Your pardon. So the Triangles played a pretty good set at the Tote on the Sabbath. Two things were disappointing however. Firstly they have determined to reduce the number of random instruments they use on stage (eg. ukuleles, accordions, cups, bugles, various and manifold random keys, balloons etc.) and instead play a more rock based guitar set. This I feel is a mistake. Their talent lay precisely in the chaos and unpredictability of their music and shows, cutting back on instruments in favour of consistency and saving time between songs is disappointing. Even if they sometimes do forget a bugle say and can't play a song or spend ages looking for a lost harmonica it's all part of their singular charm. My other grievance is that they didn’t play that song about building helicopter number three though bats and i am your valley were particuarly good. Anyway their new songs are meritous if sensible but the Triangles if you have happened to google yourselves and are reading this then take heed.

Also playing was the talented Kes with his very talented backing band. Hopefully I’ll manage a fuller review of Kes at a later date. Basically the set was awesome. Imagine if you will, a folk band jamming psychedelic rock freak outs. Maybe you’re familiar with Syd Barrett? Well a bit like that, nowhere near as inspired and erratic but every bit as good. I really can’t remember too much else though the lyrics were pretty interesting, one song seemed to be about wizardry. But I do recall being completely blown away.

In short, The Triangles and Kes are two bands you really need to see.

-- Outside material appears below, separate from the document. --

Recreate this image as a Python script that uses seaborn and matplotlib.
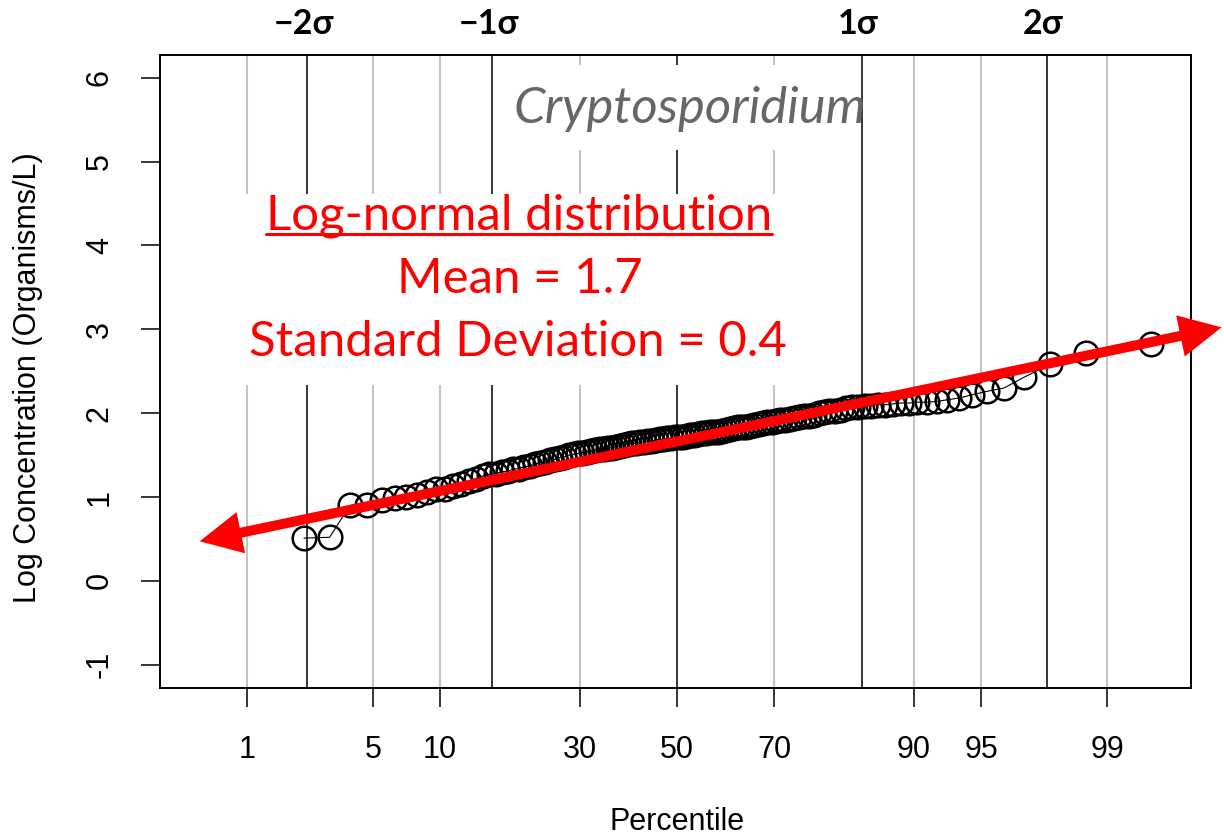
import numpy as np
import pandas as pd
import matplotlib
matplotlib.use("Agg")
import matplotlib.pyplot as plt
import seaborn as sns
from matplotlib.patches import FancyArrowPatch, Rectangle
from matplotlib.lines import Line2D
import matplotlib.transforms as mtransforms
from statistics import NormalDist

# ---------------- data ----------------
n_samples = 120          # total samples
n_zero = 2               # zero counts (log undefined) -> not plotted
log_conc = [
    0.51, 0.52, 0.90, 0.91,
    0.96, 0.99, 1.00, 1.03,
    1.06, 1.09, 1.10, 1.13, 1.16, 1.19, 1.22, 1.25, 1.27, 1.28,
    1.30, 1.31, 1.33, 1.34, 1.36, 1.37, 1.39, 1.41, 1.42, 1.44,
    1.45, 1.47, 1.48, 1.50, 1.51, 1.52, 1.53, 1.54, 1.55, 1.56,
    1.57, 1.57, 1.58, 1.59, 1.60, 1.61, 1.62, 1.63, 1.64, 1.64,
    1.65, 1.66, 1.67, 1.67, 1.68, 1.69, 1.69, 1.70, 1.70, 1.71,
    1.72, 1.72, 1.73, 1.74, 1.74, 1.75, 1.76, 1.76, 1.77, 1.77,
    1.78, 1.79, 1.80, 1.81, 1.82, 1.83, 1.84, 1.84, 1.85, 1.86,
    1.87, 1.88, 1.89, 1.90, 1.91, 1.92, 1.92, 1.93, 1.94, 1.95,
    1.96, 1.97, 1.98, 2.00, 2.01, 2.02, 2.03, 2.04, 2.06, 2.07,
    2.07, 2.08, 2.09, 2.10, 2.10, 2.11, 2.12, 2.12, 2.13, 2.13,
    2.14, 2.16, 2.18, 2.22, 2.26, 2.30, 2.43, 2.58, 2.72, 2.82,
]
percentile_ticks = [1, 5, 10, 30, 50, 70, 90, 95, 99]
sigma_levels = [-2, -1, 0, 1, 2]
sigma_labels = ["\u22122\u03c3", "\u22121\u03c3", "", "1\u03c3", "2\u03c3"]
y_ticks = [-1, 0, 1, 2, 3, 4, 5, 6]
organism = "Cryptosporidium"
dist_title = "Log-normal distribution"
mean_text = "Mean = 1.7"
sd_text = "Standard Deviation = 0.4"
fit_arrow_start = (-2.596, 0.465)   # (z, log conc) of hand-drawn arrow ends
fit_arrow_end = (2.960, 3.030)

nd = NormalDist()
ranks = np.arange(n_zero + 1, n_samples + 1)
pp = (ranks - 0.375) / (n_samples + 0.25)
df = pd.DataFrame({"z": [nd.inv_cdf(p) for p in pp], "logc": log_conc})

# ---------------- style ----------------
sns.set_style("white")
plt.rcParams["font.family"] = ["Liberation Sans", "DejaVu Sans"]
plt.rcParams["text.color"] = "black"
callout_font = ["Lato", "DejaVu Sans"]

W, H = 1224, 836
fig = plt.figure(figsize=(W / 100, H / 100), dpi=100)
ax = fig.add_axes([160 / W, 1 - 688 / H, 1031 / W, 633 / H])
ax.set_xlim(-2.796, 2.780)
ax.set_ylim(-1.277, 6.27)

# vertical reference lines
for pc in percentile_ticks:
    if pc == 50:
        continue
    ax.axvline(nd.inv_cdf(pc / 100), color="#c3c3c3", lw=1.5, zorder=1)
for s in sigma_levels:
    ax.axvline(s, color="black", lw=1.1, zorder=1.1)

# white backgrounds behind annotations
ax.add_patch(Rectangle((-0.984, 5.14), 1.963, 1.01, facecolor="white",
                       edgecolor="none", zorder=1.5))
ax.add_patch(Rectangle((-2.45, 2.34), 3.20, 2.27, facecolor="white",
                       edgecolor="none", zorder=1.5))

# data
sns.lineplot(data=df, x="z", y="logc", ax=ax, estimator=None, sort=False,
             color="black", lw=0.8, marker="o", markersize=17,
             markerfacecolor="none", markeredgecolor="black",
             markeredgewidth=1.8, zorder=3)

# red double arrow (heads filled, shaft separate)
heads = FancyArrowPatch(fit_arrow_start, fit_arrow_end,
                        arrowstyle="<|-|>,head_length=0.42,head_width=0.21",
                        mutation_scale=72, lw=0, color="red",
                        clip_on=False, zorder=5)
shaft = FancyArrowPatch(fit_arrow_start, fit_arrow_end, arrowstyle="-",
                        lw=7.2, color="red", shrinkA=22, shrinkB=22,
                        capstyle="butt", clip_on=False, zorder=5)
ax.add_patch(heads)
ax.add_patch(shaft)

# axes, ticks
for sp in ax.spines.values():
    sp.set_color("black")
    sp.set_linewidth(1.4)
ax.set_xticks([nd.inv_cdf(p / 100) for p in percentile_ticks])
ax.set_xticklabels([str(p) for p in percentile_ticks])
ax.set_yticks(y_ticks)
ax.set_yticklabels([str(v) for v in y_ticks])
ax.tick_params(axis="x", bottom=True, length=14, width=1.1, pad=20,
               labelsize=22, color="black", labelcolor="black")
ax.tick_params(axis="y", left=True, length=13.5, width=1.1, pad=19,
               labelsize=22, color="black", labelcolor="black",
               labelrotation=90)
for lab in ax.get_yticklabels():
    lab.set_va("center")
ax.set_xlabel("")
ax.set_ylabel("")
fig.text(677 / W, 1 - 822 / H, "Percentile", ha="center", va="center",
         fontsize=22)
fig.text(28 / W, 1 - 378 / H, "Log Concentration (Organisms/L)",
         ha="center", va="center", rotation=90, fontsize=22)

# sigma labels above the plot
trans = mtransforms.blended_transform_factory(ax.transData, ax.transAxes)
for s, lab in zip(sigma_levels, sigma_labels):
    if lab:
        ax.text(s - 0.02, 1 + 31 / 633, lab, transform=trans, ha="center",
                va="center", fontsize=24.5, fontweight="bold",
                family=callout_font, clip_on=False)

# organism label
ax.text((690 - 677) / 184.9, (581 - 110) / 83.8, organism, ha="center",
        va="center", fontsize=36.5, style="italic", color="#666666",
        family=callout_font, zorder=2)

# red callout
t1 = ax.text((519 - 677) / 184.9, (581 - 216) / 83.8, dist_title,
             ha="center", va="center", fontsize=35.4, color="red",
             family=callout_font, zorder=2)
ax.text((520 - 677) / 184.9, (581 - 279) / 83.8, mean_text, ha="center",
        va="center", fontsize=35.4, color="red", family=callout_font, zorder=2)
ax.text((518 - 677) / 184.9, (581 - 342) / 83.8, sd_text, ha="center",
        va="center", fontsize=35.4, color="red", family=callout_font, zorder=2)

fig.canvas.draw()
bb = t1.get_window_extent()
uy = bb.y0 + 4
fig.add_artist(Line2D([bb.x0 / W, bb.x1 / W], [uy / H, uy / H],
                      transform=fig.transFigure, color="red", lw=2.2))

fig.savefig("out.png", dpi=100)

Monday, September 18, 2006

Fuck Meredith

The Meredith Music festival is awful. The past few days I haven’t been able to sleep so strong was my fear that tickets would be so plentiful that I’d be somehow deceived into accepting one, again... I remember it well. That sterile, blasphemous field in the remote Victorian countryside. Deceptively serene but amidst the hippies and indie poseurs an undercurrent of dissidence. There were drugs, alcohol and especially marihuana everywhere. Completely non commercial an entirely non profit enterprise. There weren’t even any policeman. So far we’ve established that this festival is anti- the war on drugs (and probably terror), anti- the economy and anti- law and order. And the noise, gods, the noise they passed off as music. It was a long way from what was played in my day.
Just look at the bands they’ve got playing this year;
Datarock – Norwegian “new rave” according to wikipedia no doubt a pseudonym for “old rave” just with more street credibility.
Midlake – Completely unobjectionable indie rock.
Augie March – I heard a song of theirs on Nova so I guess they’re cool.
The Drones – I read an interview with the Drones the other day where they not only bagged John Howard but also defended the ludicrous Black Armband fabrication of Australian history. Needless to say I’ll never listen to them again.
The Soundtrack of Our Lives – This band just, actually sucks.
The Bamboos – No ones listened to funk music since the early eighties.
Girl Talk – I hear this band strip on stage thus further demonstrating the complete lack of morality in our nations youth. Also, and from their myspace, “It bangs as a continuous mix packed with wildly disparate Top 40 genres and eras.”
City of Ballarat Brass band – As the great conductor Thomas Beecham once stated, ‘theres a place for everything; for brass bands it’s in an open field and several miles away.”
Tapes and Tapes – More generic indie prattle.
Concertino Trio – Not only is this band not either Australian or American but they’re actually from Communist Russia. No thanks, Comrade.

So yeah, that’s why I’m not going to Meredith this year.

And also because they sold out of tickets in about half an hour.